Uno de los principales retos del cine es mentir de forma convincente; engañar al espectador de tal manera que, pasados algunos minutos, éste sea incapaz de diferenciar a aquellos personajes que ve reflejados en pantalla del mundo que lo rodea las veinticuatro horas del día. Ese magistral engaño, producto de un delicado balance entre guión y actuaciones, sin importar si se trata de una historia fantástica de ciencia ficción o de un drama descarnado, es el único responsable de que en las salas de cine, lugares por demás seguros y aislados de todo estímulo externo, los espectadores sean capaces de sumirse en el llanto más inconsolable o en la más auténtica felicidad.
La primera media hora de Life of Pi, última incursión fílmica de Ang Lee desde su curiosa deconstrucción de la cultura hippie en Taking Woodstock, es un penoso ejemplo de cómo destruir ese engaño emocional que conecta al espectador con el cine.
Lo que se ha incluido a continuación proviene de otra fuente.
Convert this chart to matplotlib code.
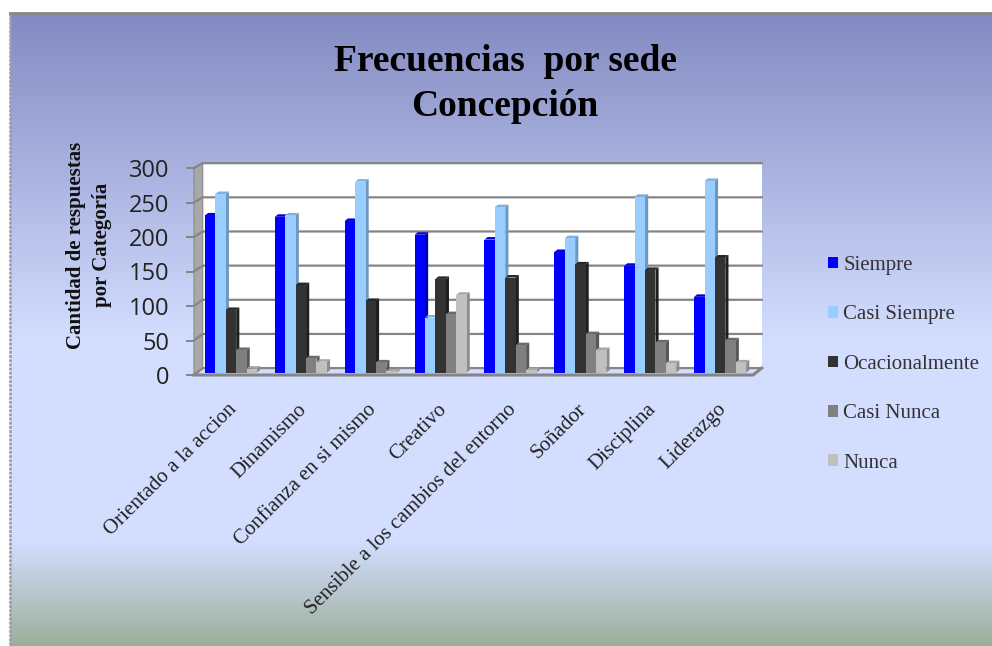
import numpy as np
import matplotlib
matplotlib.use("Agg")
import matplotlib.pyplot as plt
from matplotlib.patches import Polygon, Patch

categorias = ["Orientado a la accion", "Dinamismo", "Confianza en si mismo", "Creativo",
              "Sensible a los cambios del entorno", "Soñador", "Disciplina", "Liderazgo"]
series = ["Siempre", "Casi Siempre", "Ocacionalmente", "Casi Nunca", "Nunca"]
siempre = [228, 226, 220, 200, 193, 175, 155, 110]
casi_siempre = [259, 228, 277, 80, 240, 195, 255, 278]
ocacionalmente = [91, 127, 104, 136, 138, 157, 149, 167]
casi_nunca = [33, 21, 15, 85, 40, 56, 44, 47]
nunca = [6, 16, 2, 113, 4, 33, 14, 15]
valores = [siempre, casi_siempre, ocacionalmente, casi_nunca, nunca]

color_frente = ["#0000FF", "#99CCFF", "#333333", "#808080", "#C0C0C0"]
color_lado = ["#0000A8", "#6C97BE", "#1E1E1E", "#585858", "#8C8C8C"]
color_arriba = ["#0000D0", "#7FB0DC", "#262626", "#6A6A6A", "#A6A6A6"]

W, H = 992, 646
fig = plt.figure(figsize=(W / 100, H / 100), dpi=100)

# fondo con degradado
bg = fig.add_axes([0, 0, 1, 1])
bg.set_xlim(0, W)
bg.set_ylim(H, 0)
bg.axis("off")
filas = np.arange(13, H)
pos = [13, 340, 540, 646]
rgb = np.array([[131, 138, 194], [211, 222, 255], [211, 222, 255], [155, 175, 155]]) / 255
grad = np.stack([np.interp(filas, pos, rgb[:, i]) for i in range(3)], axis=1)[:, None, :]
bg.imshow(grad, extent=[10, W, H, 13], aspect="auto", interpolation="bilinear")
bg.set_xlim(0, W)
bg.set_ylim(H, 0)
bg.plot([10, 10], [13, H], color="#A0A0A0", lw=2, ls=(0, (1, 0.5)))
bg.plot([10, W], [13, 13], color="#858A80", lw=2)

# ejes: x en categorias, y en valores (plano frontal)
ax = fig.add_axes([194 / W, 1 - 375 / H, 559 / W, 207 / H])
ax.set_xlim(0, 8)
ax.set_ylim(0, 300)
ax.patch.set_alpha(0)
for s in ax.spines.values():
    s.set_visible(False)

prof_x, prof_y, esc_fondo = 0.125, 10.0, 0.99
gris = "#858585"

def fondo(v):
    return prof_y + v * esc_fondo

# pared del fondo y pared izquierda
ax.add_patch(Polygon([(prof_x, fondo(0)), (8 + prof_x, fondo(0)), (8 + prof_x, fondo(300)), (prof_x, fondo(300))],
                     fc="white", ec="none", clip_on=False, zorder=1))
ax.add_patch(Polygon([(0, 0), (prof_x, fondo(0)), (prof_x, fondo(300)), (0, 300)],
                     fc="#A8A8A8", ec="#8A8A8A", lw=0.8, clip_on=False, zorder=1))
ticks_y = [0, 50, 100, 150, 200, 250, 300]
for t in ticks_y:
    ax.plot([0, prof_x, 8 + prof_x], [t, fondo(t), fondo(t)], color=gris, lw=1.6, clip_on=False, zorder=2,
            solid_joinstyle="miter")
# piso
ax.plot([0, 8, 8 + prof_x], [0, 0, fondo(0)], color=gris, lw=2.2, clip_on=False, zorder=2)

# barras con caras laterales
ancho, inicio = 0.149, 0.157
dx, dy, base = 0.045, 3.6, 3.3
z = 3
for c in range(len(categorias)):
    for k in range(len(series)):
        v = valores[k][c]
        x0 = c + inicio + k * ancho
        x1 = x0 + ancho
        techo = base + v
        ax.add_patch(Polygon([(x1, base), (x1 + dx, base + dy), (x1 + dx, techo + dy), (x1, techo)],
                             fc=color_lado[k], ec="none", clip_on=False, zorder=z))
        ax.add_patch(Polygon([(x0, techo), (x0 + dx, techo + dy), (x1 + dx, techo + dy), (x1, techo)],
                             fc=color_arriba[k], ec="none", clip_on=False, zorder=z))
        ax.bar(x0, v, width=ancho, bottom=base, align="edge", color=color_frente[k], zorder=z + 0.5, clip_on=False)
        z += 1

ax.set_yticks(ticks_y)
ax.set_yticklabels([str(t) for t in ticks_y], fontfamily="Open Sans", fontsize=17, color="#222222")
ax.tick_params(axis="y", length=5.8, width=1.4, color=gris, pad=12)

ax.set_xticks(np.arange(8) + 0.48)
ax.set_xticklabels(categorias, rotation=45, ha="right", va="top", rotation_mode="anchor",
                   fontfamily="Liberation Serif", fontsize=15, color="#222222")
ax.tick_params(axis="x", length=0, pad=18)

# titulo y eje y
bg.text(505, 84, "Frecuencias  por sede\nConcepción", ha="center", va="center", fontfamily="Liberation Serif",
        fontweight="bold", fontsize=27, color="black", linespacing=1.35)
bg.text(89, 245, "Cantidad de respuestas\npor Categoría", rotation=90, ha="center", va="center",
        fontfamily="Liberation Serif", fontweight="bold", fontsize=15, color="#111111", linespacing=1.45)

# leyenda
asas = [Patch(fc=col, ec="none") for col in color_frente]
ley = fig.legend(asas, series, loc="upper left", bbox_to_anchor=(828 / W, 1 - 256 / H), frameon=False,
                 handlelength=0.48, handleheight=0.48, handletextpad=0.25, labelspacing=1.46, borderpad=0, borderaxespad=0,
                 prop={"family": "Liberation Serif", "size": 15})
for t in ley.get_texts():
    t.set_color("#333333")

fig.savefig("out.png", dpi=100)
Con presteza, Lee dispara una serie de secuencias construidas con base en diálogos antinaturales y pseudomoralistas que tratan de dibujar, en un ridículo preámbulo donde incluso la música está diseñada para extraer los sentimientos más cursis y melosos de la audiencia, el perfil de cada uno de sus personajes: padre rígido con profundo afecto por la ciencia y condescendiente ante cualquier manifestación religiosa; madre abnegada; hermano intrascendente que apoya a su padre; y protagonista infantil: genio mnemotécnico cuyo profundo deseo de búsqueda espiritual lo orilla a ser miembro de tres religiones de forma simultánea.
Una vez utilizados todos los clichés posibles de la narración en tercera persona, ya que la historia es contada por el protagonista décadas después, Ang Lee decide convencer a su público de no abandonar la sala al introducir súbitamente una espectacular secuencia, que bien vale el costo de la entrada al filme, en la que Pi, el protagonista, y su familia, dueños de un Zoológico en India, ven cómo el barco en el que navegaban rumbo a Canadá para vender a los animales del zoológico en quiebra comienza a hundirse irremediablemente.
En uno de los derroches más espectaculares de genialidad visual que he visto este año, el enorme barco zozobra en medio del Océano Pacífico entre caos humano, pánico animal, y ese horror visual que transmite la inmensidad del océano en toda su negrura , dejando al pequeño Pi completamente solo en un bote de rescate junto a una zebra, una hiena, un gorila y un salvaje tigre de Bengala.
Es a partir de este momento que el insoportable elemento adoctrinador de la primera media hora del filme se reduce a su mínima expresión para asumir, de forma mucho más afortunada, el desarrollo de una aventura en la que el esmirriado protagonista deberá aprender a sobrevivir, varado en medio de la nada, en compañía de una de las criaturas más feroces de la tierra, mientras combate el hambre, la desesperación y la locura.
Genial resulta la mancuerna que Lee hace en compañía del chileno Claudio Miranda, componiendo una conjunción de secuencias de asombrosa belleza y poderío visual, dignas de verse en la pantalla más grande que pueda encontrarse, las cuales consiguen, a través de la imagen y de los momentos más instintivos de la actuación del joven Suraj Sharma, entregar los únicos instantes de dramatismo verdaderamente honesto y sin pretensiones de la cinta.
Por desgracia, la película en todo momento se ve inmersa conceptualmente en un halo de sabiduría forzada, el cual coloca al espectador en ese papel de discípulo tonto que tanto le ha funcionado a personajes como Paulo Coelho, situación que intuyo no es atribuíble al director Ang Lee sino al aclamado escritor de la novela homónima, Yann Martel.
Poco más puedo decir de esta maravillosa orgía visual, cuyo trasfondo filosófico final se reduce a que es mejor evadirse en la creencia de Dios que aceptar la muchas veces cruenta realidad, sin embargo, el éxito de taquilla de Life of Pi, vuelve a probar que en gustos no hay nada escrito y que, por desgracia, todo lo que acaban de leer probablemente no les parezca ni remotamente acertado.